Замысел – опереться на войну против революции – мог иметь шансы на успех лишь при условии, если промежуточные партии, за которыми шли народные массы, соглашались брать на себя роль передаточного механизма либеральной политики. Связать идею войны с идеей революции либерализму было не под силу: еще вчера он проповедовал, что революция будет гибельна для войны. Надо было навязать эту задачу демократии. Но перед ней, конечно, нельзя было раскрывать «секрета». Ее надо было не посвящать в план, а поймать на крючок. Надо было ее зацепить за ее предрассудки, за ее чванство своим государственным разумом, за ее страх пред анархией, за ее суеверное преклонение пред буржуазией.
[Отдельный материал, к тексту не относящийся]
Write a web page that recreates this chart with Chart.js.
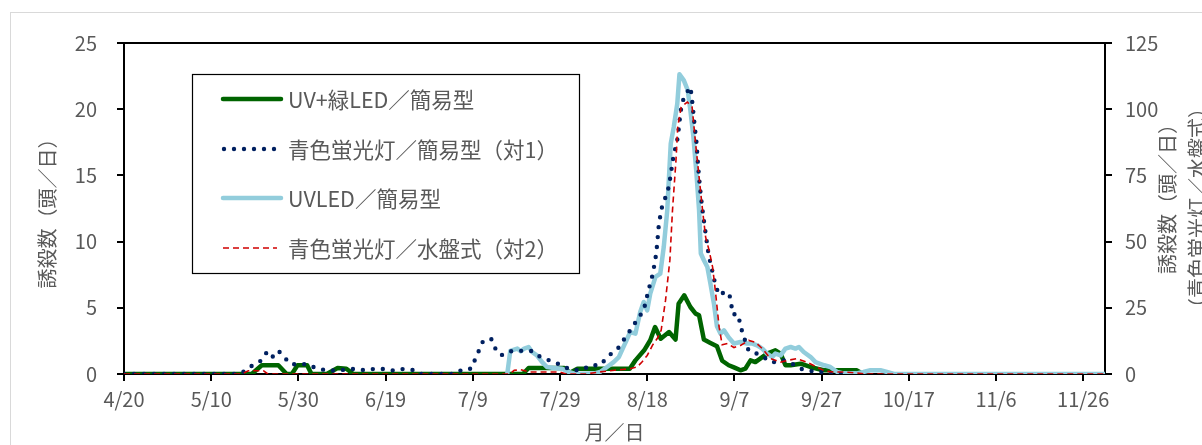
<!DOCTYPE html>
<html>
<head>
<meta charset="utf-8">
<script src="https://cdn.jsdelivr.net/npm/chart.js@4/dist/chart.umd.min.js"></script>
<style>
  html, body { margin: 0; padding: 0; background: #fff; overflow: hidden; }
  #frame { position: absolute; left: 10px; top: 12px; width: 1400px; height: 600px; border: 1px solid #d9d9d9; }
  #c { position: absolute; left: 0; top: 0; }
</style>
</head>
<body>
<div id="frame"></div>
<canvas id="c" width="1202" height="445"></canvas>
<script>
// Days counted from 4/20 (day 0); daily catches per trap.
const xTickLabels = ['4/20', '5/10', '5/30', '6/19', '7/9', '7/29', '8/18', '9/7', '9/27', '10/17', '11/6', '11/26'];
const seriesNames = ['UV+緑LED／簡易型', '青色蛍光灯／簡易型（対1）', 'UVLED／簡易型', '青色蛍光灯／水盤式（対2）'];

// UV+緑LED / 簡易型 (left axis)
const greenDays = [0, 28, 29.3, 31.6, 35.4, 37.3, 38.5, 39.8, 42, 43, 46.5, 49, 51, 52.6,
  91.5, 92.8, 101, 102.3, 104, 116, 117.3, 119.3, 120.7, 121.8, 123.1, 125, 126.5, 127.2, 128.5,
  129.9, 131.1, 131.9, 133, 134.5, 136, 137.2, 138.7, 139.9, 141.4, 142.5, 143.7, 144.8, 146.4,
  147.5, 149.4, 150.6, 151.7, 152.9, 155.2, 157.4, 159, 160.5, 168, 169.5];
const greenVals = [0, 0, 0, 0.66, 0.66, 0, 0, 0.66, 0.66, 0, 0, 0.45, 0.4, 0,
  0, 0.45, 0.45, 0.1, 0.4, 0.4, 1.03, 1.79, 2.55, 3.55, 2.67, 3.17, 2.6, 5.3, 5.94,
  5.06, 4.56, 4.43, 2.6, 2.35, 2.1, 1.0, 0.66, 0.5, 0.28, 0.4, 1.03, 0.9, 1.28,
  1.54, 1.79, 1.54, 0.66, 0.66, 0.78, 0.53, 0.4, 0.28, 0.28, 0];

// 青色蛍光灯 / 簡易型 (対1) (left axis)
const navyDays = [0, 26.5, 28, 29.5, 31.4, 32.7, 33.8, 35.4, 36.9, 38.3, 42.1, 44.1, 46.1, 48.3,
  52.8, 55.1, 57.3, 59.6, 61.9, 64.1, 66.4, 68, 76, 77.5, 79.6, 82.3, 84.2, 85.1, 86.5, 88.3,
  91, 93.6, 95.6, 97.3, 99.3, 101.2, 103, 105, 107, 109.1, 112.1, 113.8, 115, 116.3, 117.6,
  119.2, 120.2, 121.3, 122.1, 122.7, 123.5, 124.4, 125, 126, 127, 127.7, 128.4, 129.9, 130.2,
  130.9, 131.3, 131.7, 132.1, 132.6, 133.2, 134.1, 135.2, 135.7, 136.6, 137.9, 138.9, 139.7,
  140.6, 141.4, 141.8, 143.3, 145.2, 146.7, 148.3, 150, 151.3, 153.2, 155.2, 157.5, 159.6, 161, 165];
const navyVals = [0, 0, 0.28, 0.66, 1.0, 1.62, 1.21, 1.77, 1.21, 0.73, 0.75, 0.43, 0.3, 0.26,
  0.38, 0.3, 0.38, 0.38, 0.26, 0.38, 0.3, 0, 0, 0.33, 0.4, 2.45, 2.67, 1.96, 1.41, 1.71,
  1.75, 1.74, 1.26, 1.06, 0.81, 0.5, 0.3, 0.3, 0.66, 0.66, 1.66, 2.09, 2.8, 3.38, 4.06,
  4.81, 6.2, 7.58, 9.14, 11.4, 12.8, 13.5, 14.2, 16.4, 17.85, 19.9, 20.9, 21.68, 21.0,
  18.7, 17.5, 15.6, 14.1, 12.6, 11.1, 8.97, 7.4, 6.62, 5.94, 6.25, 5.94, 4.48,
  4.56, 3.8, 3.13, 1.74, 1.54, 1.28, 0.9, 0.9, 1.03, 0.78, 0.4, 0.23, 0.23, 0, 0];

// UVLED / 簡易型 (left axis)
const blueDays = [87.9, 88.6, 90.2, 91, 91.8, 92.8, 93.6, 94.7, 95.9, 97, 98.6, 100.5, 102, 103.5,
  107.7, 109.2, 110.8, 112.3, 113.5, 114.2, 115.2, 116.1, 117.3, 118.4, 119.2, 120, 120.7, 121.9,
  123, 123.8, 124.6, 125.4, 126.1, 126.9, 127.4, 128.4, 129.3, 129.9, 130.6, 131.3, 131.9, 132.3,
  133, 133.8, 134.5, 135.3, 136, 136.8, 137.6, 138.7, 139.9, 141.4, 142.9, 144.1, 145.2, 146.4,
  147.5, 148.7, 149.4, 150.6, 151.7, 152.9, 154, 154.8, 155.9, 157.5, 158.6, 160.6, 162, 163.6,
  165, 168, 169.6, 171.2, 173.5, 175, 176.6, 225];
const blueVals = [0, 1.75, 1.92, 1.71, 1.92, 2.04, 1.66, 1.41, 0.9, 0.53, 0.45, 0.4, 0.15, 0,
  0.03, 0.15, 0.53, 0.9, 1.28, 1.79, 2.5, 3.17, 3.05, 4.68, 5.44, 4.81, 6.07, 7.33,
  7.58, 9.6, 12.36, 17.4, 18.66, 20.42, 22.64, 22.18, 21.43, 19.92, 17.9, 15.14, 12.36, 9.1,
  8.59, 8.08, 6.83, 5.32, 3.6, 3.05, 3.3, 2.75, 2.3, 2.42, 2.3, 2.3, 2.17, 1.92,
  1.54, 1.28, 1.54, 1.41, 1.92, 2.04, 1.92, 2.04, 1.66, 1.28, 0.9, 0.66, 0.53, 0.15,
  0.05, 0.05, 0.15, 0.28, 0.28, 0.15, 0, 0];

// 青色蛍光灯 / 水盤式 (対2) (right axis)
const redDays = [0, 27, 28.5, 32, 33, 88.5, 89.5, 91, 93, 100, 101.5, 106, 109, 112.5, 116, 117.7,
  118.8, 120, 121.2, 122.3, 123.2, 124.2, 125.2, 125.8, 126.6, 127, 127.8, 129.2, 130.3, 131.1,
  131.9, 132.7, 133.4, 134.2, 135, 135.7, 136.5, 137.2, 138.4, 139.9, 141.4, 143.3, 144.8, 146.4,
  148.3, 150.6, 152.4, 154.3, 156.6, 158.9, 160.8, 162.7, 165, 168, 170, 225];
const redVals = [0, 0, 1.2, 1.2, 0, 0, 1.4, 1.6, 0.75, 0.75, 0, 0, 0.75, 1.4, 2, 2.64,
  4.5, 7, 10.8, 13.4, 16.5, 27.8, 43, 61.8, 80.7, 93.3, 100.8, 102.7, 100.8, 87,
  74.4, 61.8, 51.7, 46.7, 40.4, 30.4, 17.7, 11, 11.5, 10, 10.8, 12.7, 12, 9.6,
  5.8, 4.5, 5.2, 5.8, 4.5, 2.6, 1.1, 0.75, 0.75, 0.4, 0, 0];

const pts = (xs, ys) => xs.map((x, i) => ({ x: x, y: ys[i] }));

const FONT = '"Noto Sans CJK JP", "Noto Sans", sans-serif';
const TEXT = '#595959';

// Legend box with line samples, drawn inside the plot
const legendBox = {
  id: 'legendBox',
  afterDatasetsDraw(chart) {
    const ctx = chart.ctx;
    const rows = [99, 149, 198, 248];
    ctx.save();
    ctx.fillStyle = '#fff';
    ctx.fillRect(192.5, 74.5, 387, 199);
    ctx.strokeStyle = '#000';
    ctx.lineWidth = 1.2;
    ctx.setLineDash([]);
    ctx.strokeRect(192.5, 74.5, 387, 199);
    chart.data.datasets.forEach((ds, r) => {
      const y = rows[r];
      const dashed = ds.borderDash && ds.borderDash.length;
      ctx.save();
      ctx.strokeStyle = ds.borderColor;
      ctx.lineWidth = ds.borderWidth;
      ctx.lineCap = ds.borderCapStyle || 'butt';
      ctx.setLineDash(ds.borderDash || []);
      ctx.beginPath();
      ctx.moveTo(dashed && ds.borderDash[0] === 0 ? 224 : 223, y);
      ctx.lineTo(dashed ? 277 : 281, y);
      ctx.stroke();
      ctx.restore();
      ctx.fillStyle = TEXT;
      ctx.font = '21.5px ' + FONT;
      ctx.textBaseline = 'middle';
      ctx.textAlign = 'left';
      ctx.fillText(ds.label, 288, y + 1);
    });
    ctx.restore();
  }
};

// Axis titles
const axisTitles = {
  id: 'axisTitles',
  afterDraw(chart) {
    const ctx = chart.ctx;
    const area = chart.chartArea;
    ctx.save();
    ctx.fillStyle = TEXT;
    ctx.font = '20px ' + FONT;
    ctx.textAlign = 'center';
    ctx.textBaseline = 'middle';
    ctx.fillText('月／日', (area.left + area.right) / 2, 432);
    const vtext = (s, x, y) => {
      ctx.save();
      ctx.translate(x, y);
      ctx.rotate(-Math.PI / 2);
      ctx.fillText(s, 0, 0);
      ctx.restore();
    };
    vtext('誘殺数（頭／日）', 47, (area.top + area.bottom) / 2);
    vtext('誘殺数（頭／日）', 1167, 194);
    vtext('（青色蛍光灯／水盤式）', 1197, 208);
    ctx.restore();
  }
};

const tickFont = { family: FONT, size: 20 };

new Chart(document.getElementById('c'), {
  type: 'line',
  data: {
    datasets: [
      { label: seriesNames[0], data: pts(greenDays, greenVals), yAxisID: 'y', borderColor: '#006400',
        borderWidth: 4.5, borderJoinStyle: 'round', borderCapStyle: 'round', order: 3 },
      { label: seriesNames[1], data: pts(navyDays, navyVals), yAxisID: 'y', borderColor: '#002060',
        borderWidth: 4.4, borderDash: [0, 10], borderCapStyle: 'round', order: 1 },
      { label: seriesNames[2], data: pts(blueDays, blueVals), yAxisID: 'y', borderColor: '#92CDDC',
        borderWidth: 4.5, borderJoinStyle: 'round', borderCapStyle: 'round', order: 2 },
      { label: seriesNames[3], data: pts(redDays, redVals), yAxisID: 'y2', borderColor: '#D00000',
        borderWidth: 1.6, borderDash: [6, 4], order: 0 }
    ]
  },
  options: {
    responsive: false,
    animation: false,
    events: [],
    layout: { padding: { top: 43, left: 0, right: 0, bottom: 0 } },
    elements: { point: { radius: 0 }, line: { tension: 0, fill: false } },
    plugins: { legend: { display: false }, tooltip: { enabled: false } },
    scales: {
      x: {
        type: 'linear', position: 'bottom', min: 0, max: 225,
        afterFit(s) { s.height = 71; },
        ticks: {
          stepSize: 20, includeBounds: false, autoSkip: false, maxRotation: 0,
          font: tickFont, color: TEXT, padding: 6,
          callback: (v) => xTickLabels[Math.round(v / 20)]
        },
        grid: { drawOnChartArea: false, drawTicks: true, tickLength: 7, color: '#000', lineWidth: 2 },
        border: { display: true, color: '#000', width: 2 }
      },
      y: {
        position: 'left', min: 0, max: 25,
        afterFit(s) { s.width = 124; },
        ticks: { stepSize: 5, font: tickFont, color: TEXT, padding: 20 },
        grid: {
          drawOnChartArea: true, tickLength: 7, lineWidth: 2, tickColor: '#000',
          color: (c) => (c.tick && c.tick.value === 25 ? '#000' : 'rgba(0,0,0,0)')
        },
        border: { display: true, color: '#000', width: 2 }
      },
      y2: {
        position: 'right', min: 0, max: 125,
        afterFit(s) { s.width = 97; },
        ticks: { stepSize: 25, font: tickFont, color: TEXT, padding: 13 },
        grid: { drawOnChartArea: false, tickLength: 7, lineWidth: 2, color: '#000' },
        border: { display: true, color: '#000', width: 2 }
      }
    }
  },
  plugins: [legendBox, axisTitles]
});
</script>
</body>
</html>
В первые дни социалисты – мы вынуждены называть так для краткости меньшевиков и эсеров – не знали, что им делать с войной. Чхеидзе вздыхал: «Мы все время говорили против войны, как же я могу теперь призывать к продолжению войны?» 10 марта Исполнительный комитет постановил послать приветствие Францу Мерингу. Этой маленькой демонстрацией левое крыло пыталось успокоить свою не очень требовательную социалистическую совесть. О самой войне Совет продолжал молчать. Вожди боялись создать на этом вопросе столкновение с Временным правительством и омрачить медовые недели «контакта». Не меньше боялись они расхождений в собственной среде. Среди них были оборонцы и циммервальдцы. Те и другие переоценивали свои разногласия. Широкие круги революционной интеллигенции претерпели за время войны основательное буржуазное перерождение. Патриотизм, открытый или замаскированный, связал интеллигенцию с правящими классами, оторвав ее от масс. Знамя Циммервальда, которым прикрывалось левое крыло, не обязывало ко многому, а в то же время позволяло не обнажать свою патриотическую солидарность с распутинской кликой. Но теперь романовский режим был опрокинут. Россия стала демократической страной. Ее игравшая всеми красками свобода ярко выделялась на полицейском фоне Европы, зажатой в тиски военной диктатуры. «Неужели же мы не будем защищать нашу революцию против Гогенцоллерна?!» – восклицали старые и новые патриоты, ставшие во главе Исполнительного комитета. Циммервальдцы, типа Суханова и Стеклова, неуверенно ссылались на то, что война остается империалистической: ведь либералы заявляют, что революция должна обеспечить намеченные при царе аннексии. «Как же я могу призывать теперь к продолжению войны?» – тревожился Чхеидзе. Но так как сами циммервальдцы были инициаторами передачи власти либералам, то их возражения повисали в воздухе. После нескольких недель колебаний и сопротивлений первая часть плана Милюкова была, при содействии Церетели, достаточно благополучно разрешена: плохие демократы, считавшие себя социалистами, впряглись в лямку войны и, под кнутом либералов, старались изо всех силенок обеспечить победу… Антанты над Россией, Америки над Европой.